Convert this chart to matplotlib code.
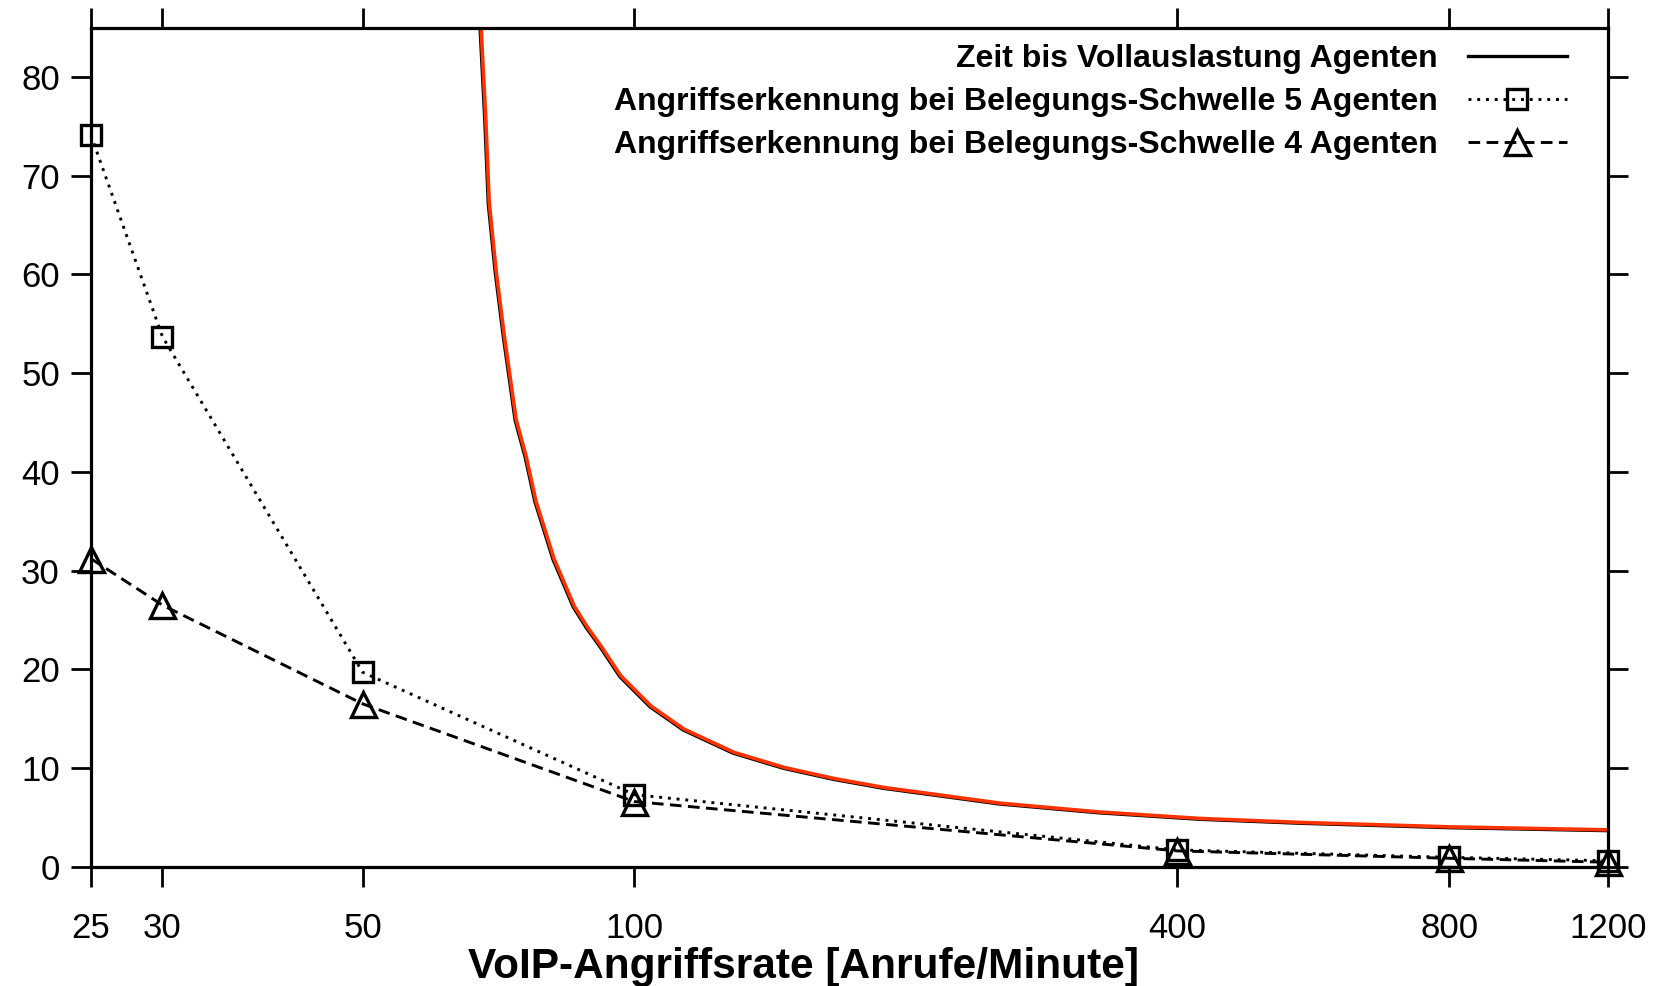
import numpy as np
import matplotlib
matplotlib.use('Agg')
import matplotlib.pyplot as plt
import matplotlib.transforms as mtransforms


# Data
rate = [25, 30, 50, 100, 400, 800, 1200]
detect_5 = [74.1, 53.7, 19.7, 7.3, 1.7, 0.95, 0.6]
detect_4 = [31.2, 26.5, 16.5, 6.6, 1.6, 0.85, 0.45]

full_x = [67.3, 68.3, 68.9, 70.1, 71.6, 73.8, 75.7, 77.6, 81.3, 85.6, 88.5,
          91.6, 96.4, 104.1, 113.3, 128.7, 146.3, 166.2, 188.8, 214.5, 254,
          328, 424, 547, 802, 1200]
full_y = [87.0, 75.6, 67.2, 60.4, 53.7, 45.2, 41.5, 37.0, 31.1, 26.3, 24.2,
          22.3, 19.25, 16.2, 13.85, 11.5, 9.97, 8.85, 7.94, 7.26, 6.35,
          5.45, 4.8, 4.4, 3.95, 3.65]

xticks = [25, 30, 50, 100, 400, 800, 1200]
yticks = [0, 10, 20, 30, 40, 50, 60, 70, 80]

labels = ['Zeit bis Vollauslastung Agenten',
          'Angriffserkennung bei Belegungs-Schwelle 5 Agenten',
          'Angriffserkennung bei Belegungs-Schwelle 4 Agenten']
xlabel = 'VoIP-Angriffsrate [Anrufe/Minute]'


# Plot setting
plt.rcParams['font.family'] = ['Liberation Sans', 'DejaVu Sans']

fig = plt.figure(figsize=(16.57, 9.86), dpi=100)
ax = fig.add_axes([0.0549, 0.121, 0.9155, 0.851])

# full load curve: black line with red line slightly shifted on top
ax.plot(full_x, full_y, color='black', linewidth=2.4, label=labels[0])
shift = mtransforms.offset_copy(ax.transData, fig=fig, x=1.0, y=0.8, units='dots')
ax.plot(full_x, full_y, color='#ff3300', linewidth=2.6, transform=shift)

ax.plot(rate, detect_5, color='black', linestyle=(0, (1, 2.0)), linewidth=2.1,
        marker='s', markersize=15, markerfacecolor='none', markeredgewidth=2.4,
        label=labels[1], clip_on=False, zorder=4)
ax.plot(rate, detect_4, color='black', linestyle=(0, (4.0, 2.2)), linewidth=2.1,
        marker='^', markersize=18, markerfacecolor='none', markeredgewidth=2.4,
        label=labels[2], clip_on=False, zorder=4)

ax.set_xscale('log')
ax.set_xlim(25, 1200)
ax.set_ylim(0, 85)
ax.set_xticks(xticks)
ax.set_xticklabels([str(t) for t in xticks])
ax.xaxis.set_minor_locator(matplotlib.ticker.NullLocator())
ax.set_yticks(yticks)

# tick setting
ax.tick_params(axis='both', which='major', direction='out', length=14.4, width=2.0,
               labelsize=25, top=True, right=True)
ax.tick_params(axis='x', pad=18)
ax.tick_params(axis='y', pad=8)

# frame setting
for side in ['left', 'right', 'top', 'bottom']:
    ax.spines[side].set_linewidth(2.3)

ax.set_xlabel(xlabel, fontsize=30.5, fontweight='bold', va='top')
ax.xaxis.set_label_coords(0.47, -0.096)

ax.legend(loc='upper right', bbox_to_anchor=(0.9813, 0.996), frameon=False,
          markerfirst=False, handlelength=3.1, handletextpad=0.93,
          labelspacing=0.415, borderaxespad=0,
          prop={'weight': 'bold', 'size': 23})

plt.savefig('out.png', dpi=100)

#### Required work
Reproduce every line precisely as given, omitting all pictures.

#### Task response
Convert this chart to matplotlib code.
import numpy as np
import matplotlib
matplotlib.use('Agg')
import matplotlib.pyplot as plt
import matplotlib.transforms as mtransforms


# Data
rate = [25, 30, 50, 100, 400, 800, 1200]
detect_5 = [74.1, 53.7, 19.7, 7.3, 1.7, 0.95, 0.6]
detect_4 = [31.2, 26.5, 16.5, 6.6, 1.6, 0.85, 0.45]

full_x = [67.3, 68.3, 68.9, 70.1, 71.6, 73.8, 75.7, 77.6, 81.3, 85.6, 88.5,
          91.6, 96.4, 104.1, 113.3, 128.7, 146.3, 166.2, 188.8, 214.5, 254,
          328, 424, 547, 802, 1200]
full_y = [87.0, 75.6, 67.2, 60.4, 53.7, 45.2, 41.5, 37.0, 31.1, 26.3, 24.2,
          22.3, 19.25, 16.2, 13.85, 11.5, 9.97, 8.85, 7.94, 7.26, 6.35,
          5.45, 4.8, 4.4, 3.95, 3.65]

xticks = [25, 30, 50, 100, 400, 800, 1200]
yticks = [0, 10, 20, 30, 40, 50, 60, 70, 80]

labels = ['Zeit bis Vollauslastung Agenten',
          'Angriffserkennung bei Belegungs-Schwelle 5 Agenten',
          'Angriffserkennung bei Belegungs-Schwelle 4 Agenten']
xlabel = 'VoIP-Angriffsrate [Anrufe/Minute]'


# Plot setting
plt.rcParams['font.family'] = ['Liberation Sans', 'DejaVu Sans']

fig = plt.figure(figsize=(16.57, 9.86), dpi=100)
ax = fig.add_axes([0.0549, 0.121, 0.9155, 0.851])

# full load curve: black line with red line slightly shifted on top
ax.plot(full_x, full_y, color='black', linewidth=2.4, label=labels[0])
shift = mtransforms.offset_copy(ax.transData, fig=fig, x=1.0, y=0.8, units='dots')
ax.plot(full_x, full_y, color='#ff3300', linewidth=2.6, transform=shift)

ax.plot(rate, detect_5, color='black', linestyle=(0, (1, 2.0)), linewidth=2.1,
        marker='s', markersize=15, markerfacecolor='none', markeredgewidth=2.4,
        label=labels[1], clip_on=False, zorder=4)
ax.plot(rate, detect_4, color='black', linestyle=(0, (4.0, 2.2)), linewidth=2.1,
        marker='^', markersize=18, markerfacecolor='none', markeredgewidth=2.4,
        label=labels[2], clip_on=False, zorder=4)

ax.set_xscale('log')
ax.set_xlim(25, 1200)
ax.set_ylim(0, 85)
ax.set_xticks(xticks)
ax.set_xticklabels([str(t) for t in xticks])
ax.xaxis.set_minor_locator(matplotlib.ticker.NullLocator())
ax.set_yticks(yticks)

# tick setting
ax.tick_params(axis='both', which='major', direction='out', length=14.4, width=2.0,
               labelsize=25, top=True, right=True)
ax.tick_params(axis='x', pad=18)
ax.tick_params(axis='y', pad=8)

# frame setting
for side in ['left', 'right', 'top', 'bottom']:
    ax.spines[side].set_linewidth(2.3)

ax.set_xlabel(xlabel, fontsize=30.5, fontweight='bold', va='top')
ax.xaxis.set_label_coords(0.47, -0.096)

ax.legend(loc='upper right', bbox_to_anchor=(0.9813, 0.996), frameon=False,
          markerfirst=False, handlelength=3.1, handletextpad=0.93,
          labelspacing=0.415, borderaxespad=0,
          prop={'weight': 'bold', 'size': 23})

plt.savefig('out.png', dpi=100)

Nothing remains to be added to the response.